The Canmore Nordic Centre hosted the 1988 Winter Olympic cross-country and biathlon events. I am a complete novice in the trail world, but I think it's a good place for an event like this. There were 5 legs, each starting and finishing at the Nordic Centre. Some were doing it as part of a relay, others solo. My fastest friend Scott was doing the solo, his first ultra. 8 days post-Harvest Half, my aim was to enjoy it and not lose any body parts.

It was sunny most of the day, though slightly chilly. Brent started for us, amidst a field of serious soloists and teams as well as those happy to finish and a team of guys dressed as chickens turkeys.
Back indoors for an hour to keep warm and then my turn. My barely used Salomons got an outing, and my feet had superb grip for the entire leg. I now have a Garmin forerunner 410, a GPS watch, which I still have trouble finding my way around.
I have no idea what I'm doing here.
Brent came in for the handover, and I had to be reminded to take my coat off. Rich, who was going to be doing leg #3, reminded me to take the chip-armband off when I got back for a quick handover.
My watch went back to normal time mode when I got the chip, so I spent half of the first hill stabbing my wrist getting it going/ set. That was the least of my worries. Having not seen a couple of the signs, I must have taken a hairpin bend too many. Without signs I could see, I followed the 2 guys in front. Their fault. Stopping for a brief conference, I suggested keeping going away from the Nordic centre, and after about 10 minutes saw leg #2 signs again.
Most of my leg was spent being passed/ re-passing an experienced trail runner, doing the entire race solo. He would tend to fly past on the downhills and I'd re-pass on the uphills. I tried to follow the line he picked, and also which surface - sometimes the grass edge, or mud or gravel, etc. Some of the rockier sections - 10 cm loose rocks, he was able to effortlessly skip across while I would walk in the fear of turning my ankle.
One solo lady runner was passing/ repassing me later on in a similar manner. I passed her at the halfway drink stop. When she re-passed I thought she'd disappear into the distance. When I came over a brow however, she was stretching her hamstring. After this, I was swapping places with both of these 2 until the finish of the leg, which was only halfway for them.
The view of the Rockies never gets old...
My 12k leg was, according to my new watch, 12.7 including the wrong turn. I finished up in 1 hour 6 minutes.
I had the chip ready to hand over, and Rich arrived from a bio-break a few seconds later. Apparently, I appeared at the top of the hill just seconds before he went.
Rich overtook Scott right at the end of his leg. This was about 38 km into it for Scott by this point, and must be the first time I've seen him looking fatigued.

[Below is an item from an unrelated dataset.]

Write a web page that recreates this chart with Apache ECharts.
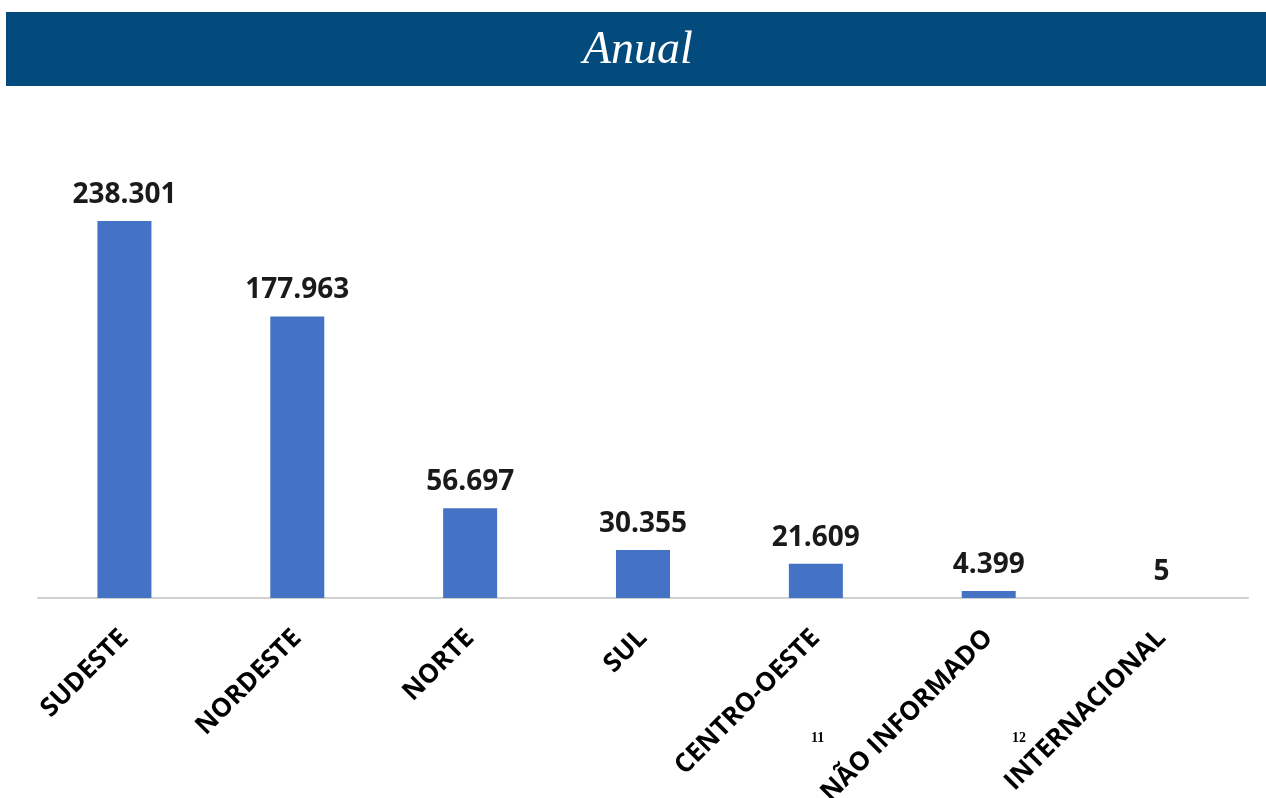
<!DOCTYPE html>
<html>
<head>
<meta charset="utf-8">
<script src="https://cdn.jsdelivr.net/npm/echarts@6/dist/echarts.min.js"></script>
<style>
html,body{margin:0;padding:0;background:#fff;}
#chart{width:1266px;height:798px;}
</style>
</head>
<body>
<div id="chart"></div>
<script>
var categories = ['SUDESTE', 'NORDESTE', 'NORTE', 'SUL', 'CENTRO-OESTE', 'NÃO INFORMADO', 'INTERNACIONAL'];
var values = [238301, 177963, 56697, 30355, 21609, 4399, 5];
var titleText = 'Anual';
var footnotes = ['11', '12'];

function fmt(v) {
  return String(v).replace(/\B(?=(\d{3})+(?!\d))/g, '.');
}

var chart = echarts.init(document.getElementById('chart'));
chart.setOption({
  animation: false,
  backgroundColor: '#ffffff',
  grid: { left: 38, right: 18, top: 202.5, bottom: 200, containLabel: false, outerBoundsMode: 'none' },
  xAxis: {
    type: 'category',
    data: categories,
    axisLine: { lineStyle: { color: '#d0d0d0', width: 2 } },
    axisTick: { show: false },
    axisLabel: {
      rotate: 45,
      interval: 0,
      margin: 36,
      color: '#000',
      fontFamily: 'Open Sans',
      fontWeight: 'bold',
      fontSize: 26
    }
  },
  yAxis: {
    type: 'value',
    min: 0,
    max: 250000,
    show: false,
    splitLine: { show: false }
  },
  series: [{
    type: 'bar',
    data: values,
    barWidth: 54,
    itemStyle: { color: '#4472c4' },
    label: {
      show: true,
      position: 'top',
      distance: 12,
      color: '#1a1a1a',
      fontFamily: 'Open Sans',
      fontWeight: 'bold',
      fontSize: 28,
      formatter: function (p) { return fmt(p.value); }
    }
  }],
  graphic: [
    { type: 'rect', left: 6, top: 12, shape: { width: 1260, height: 74 }, style: { fill: '#034b7d' } },
    { type: 'text', left: 583, top: 28, style: { text: titleText, fill: '#ffffff', font: 'italic 46px "Liberation Serif", serif' } },
    { type: 'text', left: 811, top: 731, style: { text: footnotes[0], fill: '#000', font: 'bold 14px "Liberation Serif", serif' } },
    { type: 'text', left: 1012, top: 731, style: { text: footnotes[1], fill: '#000', font: 'bold 14px "Liberation Serif", serif' } }
  ]
});
</script>
</body>
</html>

Nicole headed out for leg #4. My camera work was all over the place (holding headcam in hand), so no action shots I could really use. She's in orange above. Ashley is below, next to guy in black.
I had the camera pointing up at the end, so missed Ashley bringing it home for the team. Quite pleased after the finish though. We finished 12th in the team event, with a time of 4 hours 31 minutes.
Scott managed 5th place in the solo event, picking up a couple of places in the last 10k from good pacing.
A week later, my hip flexors are somewhat paying for the downhills, though I wouldn't have traded this for mere rest. What new thing's next? A sub-3:20 marathon (road!) on December 2..
The headcam movie is here. I am seriously contemplating upgrading to a gopro, I would like California International Marathon to not look like I'm disappearing down the San Andreas fault.